El valor del optimismo en tiempos de crisis

En 1947, Japón yacía en ruinas. Hiroshima y Nagasaki seguían cubiertas de polvo radioactivo y una nación entera estaba de rodillas. Decir en ese momento que Japón se levantaría no solo era impensable: era casi absurdo. Peor aún, sugerir que lo haría aliado con Estados Unidos —la misma potencia que había reducido sus ciudades a escombros— sonaba risible, como un desvarío optimista. Sin embargo, lo improbable se convirtió en inevitable. Japón se reconstruyó y para la década de los ochenta, lideraba industrias que movían el mundo, de la tecnología a la automoción, con una disciplina y un ingenio que transformaron las lecciones de la guerra en cimientos de progreso.

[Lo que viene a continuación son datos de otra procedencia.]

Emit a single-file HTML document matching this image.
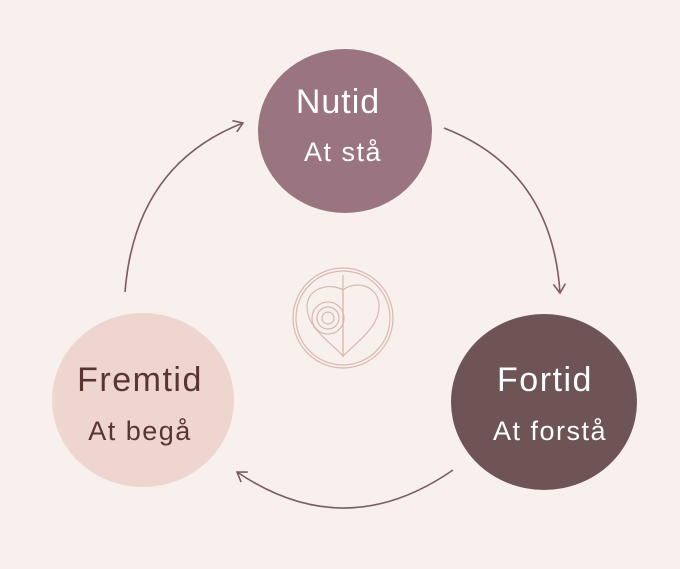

Hoy, Ecuador enfrenta su propio momento de crisis. La inseguridad ha plantado raíces en las calles. La economía se tambalea entre una deuda voraz y una informalidad apabullante.

El discurso dominante nos recuerda día tras día el peso de nuestras tragedias: el Estado quebrado, la corrupción sinfín, la violencia que parece incontrolable. Y así, al optimista se le margina, se le tilda de ingenuo, de no entender la gravedad del momento. Pero, como en el  Japón de la posguerra, es precisamente en estos momentos cuando el optimismo —no el ciego, sino el valiente— se convierte en una herramienta revolucionaria.

Ecuador tiene las piezas, aunque actualmente parezcan dispersas. Tiene recursos naturales, sí, pero también talento humano y una generación joven que ha crecido

con la tecnología en la palma de la mano. Tiene ubicaciones estratégicas, oportunidades agrícolas, energéticas y tecnológicas que aún no hemos sabido aprovechar. Y, sobre todo, tiene ejemplos de reinvención global que nos enseñan que ningún país está condenado a su presente.

Hace décadas, nadie imaginó a Corea del Sur como líder en innovación. Tampoco que Alemania, desde las cenizas de la Segunda Guerra Mundial, se alzaría como un baluarte económico europeo.

Esos casos no se forjaron únicamente con políticas acertadas, sino con la osadía de creer que era posible construir algo mejor.

El pesimismo, aunque cómodo, es una trampa. Nos exonera de responsabilidad, nos seduce con su fatalismo: “Así somos, nada cambiará”. Pero Ecuador, como Japón en el 47, está a las puertas de una elección. Podemos mirar nuestras ruinas y sucumbir a ellas o atrevernos a imaginar, con esfuerzo y valentía, una nación diferente.

No será rápido, ni sencillo, pero la historia nos recuerda que la reconstrucción siempre comienza con un acto de fe en el futuro. Que nos llamen ingenuos. Japón fue reconstruido por los “ingenuos” que no aceptaron que el mundo los definiera solo por sus derrotas. Hoy, Ecuador necesita ese mismo tipo de optimismo: lúcido, persistente y, sobre todo, valiente.